L’opposizione del Comune di S. Cataldo, nel cui territorio ricade la montagna di sale, riusciva a bloccare l’iniziativa regionale, invitandola a verificare con una campagna scientifica di prelievi di campioni, la presenza tra i detriti di una percentuale di cloruro di sodio tale da giustificare un’opera di trasformazione in sali utili e non la riduzione del sito a discarica, peraltro abusiva, che la Regione avrebbe dovuto urgentemente rimuovere.

I risultati delle analisi di laboratorio su campioni prelevati avrebbero dimostrato successivamente la presenza di altissimi tenori di cloruro di sodio e quindi la concreta possibilità di recupero dei quattro milioni di metri cubi di materiale abbancato, con ricadute economico-occupazionali di grande rilievo sociale.

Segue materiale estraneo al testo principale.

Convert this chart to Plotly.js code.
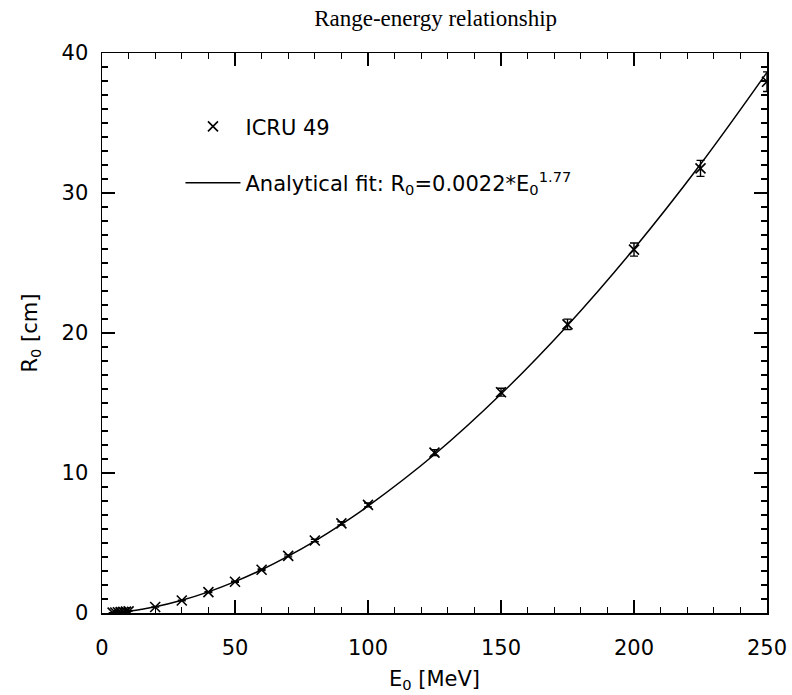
<!DOCTYPE html>
<html>
<head>
<meta charset="utf-8">
<script src="https://cdn.plot.ly/plotly-3.0.1.min.js"></script>
<style>html,body{margin:0;padding:0;background:#fff;}#chart{width:792px;height:695px;}</style>
</head>
<body>
<div id="chart"></div>
<script>
// ICRU 49 tabulated points (energy in MeV, range in cm)
var icruEnergy = [4, 5, 6, 7, 8, 9, 10, 20, 30, 40, 50, 60, 70, 80, 90, 100, 125, 150, 175, 200, 225, 250];
var icruRange  = [0.025, 0.036, 0.050, 0.065, 0.082, 0.10, 0.12, 0.43, 0.89, 1.49, 2.23, 3.09, 4.08, 5.18, 6.40, 7.72, 11.46, 15.77, 20.62, 25.96, 31.76, 37.95];
var icruError  = [0.0005, 0.0007, 0.001, 0.001, 0.0015, 0.002, 0.002, 0.008, 0.016, 0.027, 0.04, 0.056, 0.073, 0.093, 0.115, 0.14, 0.21, 0.28, 0.37, 0.47, 0.57, 0.70];

// Analytical fit curve
var fitEnergy = [4, 10, 15, 20, 30, 40, 50, 60, 70, 80, 90, 100, 125, 150, 175, 200, 225, 250];
var fitRange  = [0.026, 0.13, 0.27, 0.44, 0.91, 1.51, 2.24, 3.09, 4.06, 5.14, 6.33, 7.63, 11.32, 15.64, 20.54, 26.02, 32.05, 38.62];

var chartTitle = 'Range-energy relationship';
var xTitle = 'E<sub>0</sub> [MeV]';
var yTitle = 'R<sub>0</sub> [cm]';
var legendPoints = 'ICRU 49';
var legendFit = 'Analytical fit: R<sub>0</sub>=0.0022*E<sub>0</sub><sup>1.77</sup>';

var axisFont = {family: 'DejaVu Sans, sans-serif', size: 21, color: '#000'};

var traces = [
  {
    x: icruEnergy, y: icruRange, type: 'scatter', mode: 'markers', name: legendPoints,
    legendgroup: 'a', legendrank: 1,
    marker: {symbol: 'x-thin-open', size: 10, color: '#000', line: {color: '#000', width: 1.6}},
    error_y: {type: 'data', array: icruError, visible: true, color: '#000', thickness: 1.4, width: 4}
  },
  {
    x: fitEnergy, y: fitRange, type: 'scatter', mode: 'lines', name: legendFit,
    legendgroup: 'b', legendrank: 2,
    line: {color: '#000', width: 1.5, shape: 'spline'}
  }
];

var layout = {
  width: 792, height: 695,
  paper_bgcolor: '#fff', plot_bgcolor: '#fff',
  margin: {l: 102, r: 25, t: 53, b: 82},
  title: {text: chartTitle, font: {family: 'Liberation Serif, Times New Roman, serif', size: 23, color: '#000'},
          x: 0.55, xanchor: 'center', y: 0.974, yanchor: 'middle'},
  showlegend: true,
  legend: {x: 0.118, y: 0.905, xanchor: 'left', yanchor: 'top', bgcolor: 'rgba(0,0,0,0)',
           font: {family: 'DejaVu Sans, sans-serif', size: 21, color: '#000'},
           itemwidth: 55, tracegroupgap: 26, traceorder: 'grouped'},
  xaxis: {
    range: [0, 250], tickvals: [0, 50, 100, 150, 200, 250], ticktext: ['0', '50', '100', '150', '200', '250'],
    ticks: 'inside', ticklen: 13, tickwidth: 1.3, tickcolor: '#000',
    minor: {dtick: 10, ticks: 'inside', ticklen: 6, tickwidth: 1.2, tickcolor: '#000'},
    showline: true, linecolor: '#000', linewidth: 1.5, mirror: 'ticks',
    showgrid: false, zeroline: false, tickfont: axisFont, ticklabelstandoff: 15,
    title: {text: xTitle, font: axisFont, standoff: 12}
  },
  yaxis: {
    range: [0, 40], tickvals: [0, 10, 20, 30, 40], ticktext: ['0', '10', '20', '30', '40'],
    ticks: 'inside', ticklen: 13, tickwidth: 1.3, tickcolor: '#000',
    minor: {dtick: 1, ticks: 'inside', ticklen: 6, tickwidth: 1.2, tickcolor: '#000'},
    showline: true, linecolor: '#000', linewidth: 1.5, mirror: 'ticks',
    showgrid: false, zeroline: false, tickfont: axisFont, ticklabelstandoff: 8,
    title: {text: yTitle, font: axisFont, standoff: 18}
  }
};

Plotly.newPlot('chart', traces, layout, {displayModeBar: false, staticPlot: true});
</script>
</body>
</html>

Su questa vicenda abbiamo sentito il geologo Angelo La Rosa, protagonista, in questi anni, della “battaglia della montagna bianca”, che ci ha dichiarato: “Un’azione dell’Amministrazione Modaffari avviata circa dieci anni fa, che porterà a trasformare un grave problema ambientale in risorsa sociale, non perdendo di vista il beneficio paesaggistico, anche in termini di deterioramento di un suolo a rischio R4. La rimozione della massa abbancata da svariati decenni consentirà anche di dare una maggiore visibilità alle importanti strutture dell’archeologia mineraria ivi presenti, seppur bisognose di una profonda azione di bonifica e messa in sicurezza, a testimonianza di una passata attività industriale, già di ultima generazione. Corre l’obbligo di ringraziare il dott. Calogero Burgio e l’ing. Salvatore Pignatone, nei rispettivi ruoli regionali, per aver seguito da vicino tutte le fasi burocratiche necessarie al raggiungimento concreto dell’obiettivo”.

Dopo oltre sette anni dalle proposte e dalle relazioni scientifiche la Regione siciliana si è mossa. I tempi mai come in questo caso sono stati adeguatamente  “geologici”.